A single high-resolution screenshot can easily cost the equivalent of 1,000-1,500+ input tokens — comparable to several hundred words of text. Send a dozen full-resolution screenshots in one prompt and you have added real money to the input side before the model writes a single line of code.

The Cost in Practice

Suppose your agent processes bug reports that each include 5 high-res screenshots at ~1,200 tokens apiece — 6,000 image tokens per report. On a $5/M input model, that is $0.03 per report just for the images. At 3,000 reports a month, screenshots alone add ~$90/month in input cost — and that is before the conversation history resends those same images on every follow-up turn, multiplying the charge.

How to Keep Vision Costs Down

  • Downscale before sending — if the model will downscale anyway, do it yourself to a sensible resolution; a 4K screenshot of a code snippet is wasteful when 1024px is legible
  • Crop to the relevant region — send the error dialog, not the whole 4-monitor desktop capture
  • Use low-detail mode when offered — for "what does this UI roughly look like," you rarely need high-detail tiling
  • Prefer text over images — paste the error text instead of a screenshot of it; text is far cheaper and more accurate for the model to parse
  • Drop images from history — once an image has been discussed, remove it from the ongoing context so it is not resent every turn

The Text-Beats-Image Rule

The most important habit: if the information exists as text, send text. A screenshot of a stack trace costs 1,000+ image tokens and can be misread; the same stack trace pasted as text costs a fraction and is parsed exactly. Reserve images for genuinely visual problems — layout bugs, design comparisons, diagrams — where the pixels carry information words cannot.

The Takeaway

Images are billed as input tokens, and the count scales with resolution, so screenshot-heavy workflows carry a real and often-overlooked cost. Downscale, crop, prefer text, and strip images from history once used. When a task truly needs vision at volume, consider a cheap dedicated OCR or vision step instead of paying frontier rates per image.
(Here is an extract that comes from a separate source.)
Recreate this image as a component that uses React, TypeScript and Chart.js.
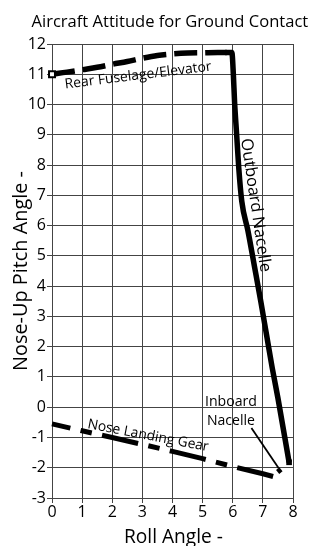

Model your image-heavy workflow's cost with our AI coding cost calculator.

Want to calculate exact costs for your project?

Frequently Asked Questions

Are image inputs to AI models free?

No. When you send an image to a multimodal model, it is converted into input tokens and billed at the model's input rate. A single high-resolution screenshot can cost the equivalent of 1,000-1,500+ input tokens, comparable to several hundred words of text.

How is the token cost of an image calculated?

It varies by provider but generally scales with resolution. Most models tile the image into patches and charge a set number of tokens per tile, so larger images cost more. Some use a base cost plus optional high-detail tokens, and many downscale very large images to a maximum dimension before tiling.

How much can screenshots add to an AI coding bill?

If each bug report includes 5 screenshots at ~1,200 tokens each (6,000 image tokens), that's about $0.03 per report on a $5/M input model. At 3,000 reports a month, screenshots add roughly $90/month — more once conversation history resends the images on follow-up turns.

How do I reduce vision input costs?

Downscale images before sending, crop to the relevant region, use low-detail mode when available, prefer pasting error text over screenshots of it, and remove images from the conversation history once they've been discussed so they aren't resent each turn.

Should I send a screenshot or the text of an error?

Send text whenever the information exists as text. A screenshot of a stack trace costs 1,000+ image tokens and can be misread, while the same trace pasted as text costs a fraction and is parsed exactly. Reserve images for genuinely visual problems like layout bugs or diagrams.